After death the spirits of the Iho Clan would travel to Mungingangi to stay with Ekeitehua, just as the spirits of dead Kaitu’u Clan members would travel to stay with Tehu’aingabenga and Tehainga’atua.

The rivalry and warfare between the Iho Clan and the Kaitu’u Clan has spawned much historic and mythic lore. The origin of their mutual hostility went back to the initial nautical migration to Bellona and Rennell Islands. The Iho Clan claimed their canoes were the first to arrive because of the divine help they received from Ekeitehua and the winds he controlled. 

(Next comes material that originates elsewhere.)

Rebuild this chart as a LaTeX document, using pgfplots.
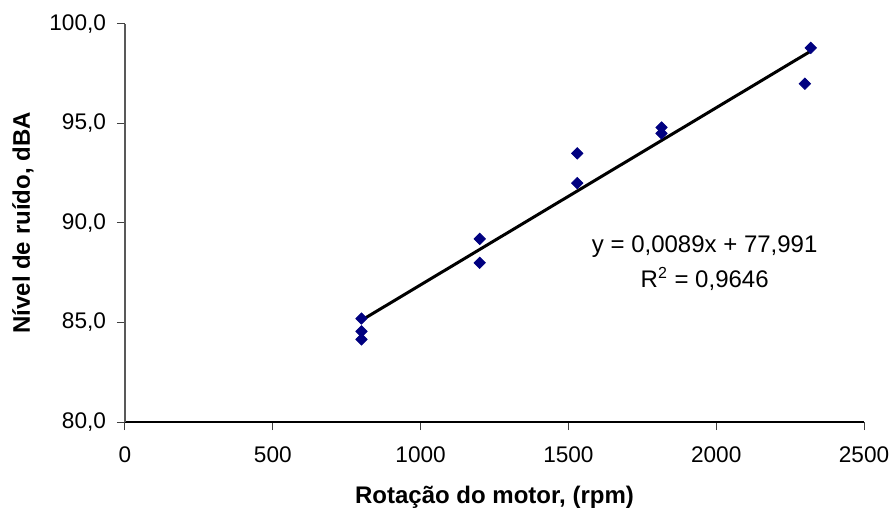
\documentclass[border=0pt]{standalone}
\usepackage{pgfplots}
\pgfplotsset{compat=1.18}
\usepackage{fontspec}
\setmainfont{Liberation Sans}
\definecolor{ptnavy}{RGB}{0,0,128}

\begin{document}
\begin{tikzpicture}
% frame of the whole picture (axis box lower left sits at 0,0)
\useasboundingbox (-62.5pt,-43pt) rectangle (384pt,211pt);
\begin{axis}[
    scale only axis,
    width=369.5pt, height=199pt,
    xmin=0, xmax=2500,
    ymin=80, ymax=100,
    xtick={0,500,...,2500},
    ytick={80,85,...,100},
    axis x line*=bottom,
    axis y line*=left,
    x axis line style={black, line width=0.6pt, -},
    y axis line style={black!65, line width=0.6pt, -},
    tick align=outside,
    major tick length=4pt,
    tick style={black!75, line width=0.5pt},
    xtick pos=bottom, ytick pos=left,
    font=\fontsize{11.3}{13}\selectfont,
    /pgf/number format/assume math mode=true,
    /pgf/number format/use comma,
    yticklabel={\pgfmathprintnumber[fixed,fixed zerofill,precision=1,use comma]{\tick}},
    xticklabel={\pgfmathprintnumber[fixed,precision=0,1000 sep={}]{\tick}},
    xticklabel style={yshift=-5pt},
    yticklabel style={xshift=-2pt},
    xlabel={\fontsize{12}{14}\selectfont\bfseries Rotação do motor, (rpm)},
    ylabel={\fontsize{12}{14}\selectfont\bfseries Nível de ruído, dBA},
    xlabel style={at={(axis description cs:0.5,0)}, anchor=center, yshift=-37.5pt},
    ylabel style={at={(axis description cs:0,0.5)}, anchor=center, xshift=0pt, yshift=51pt},
    clip=false,
]
% trend line y = 0.0089x + 77.991
\addplot[black, line width=1.5pt, no marks] coordinates {(800,85.111) (2320,98.639)};
% measurements
\addplot[only marks, mark=square*, mark size=2pt,
    mark options={rotate=45, fill=ptnavy, draw=ptnavy}] coordinates {
    (800,85.2) (800,84.55) (800,84.15)
    (1200,89.2) (1200,88.0)
    (1530,93.5) (1530,92.0)
    (1815,94.8) (1815,94.5)
    (2300,97.0) (2320,98.8)
};
\node[align=center, font=\fontsize{12}{17.5}\selectfont] at (axis cs:1961,88.0)
    {y = 0,0089x + 77,991\\R\textsuperscript{2} = 0,9646};
\end{axis}
\end{tikzpicture}
\end{document}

Naturally the Kaitu’u Clan claimed THEY were truly the first to arrive and the rivalry grew from there. The intensity of their enmity was moderated a little when the goddess Ngeipau, a daughter of Ekeitehua, married the god Nguatinihenua, a son of Tehu’aingabenga – the main patron god of the Kaitu’u Clan.

This made the romantic couple a sort of divine version of Romeo and Juliet (but with a happy ending) and brought an uneasy peace between the rival clans. This uneasy peace – more like a Cold War, actually – lasted until 1961 when the violence broke out again over a border dispute.   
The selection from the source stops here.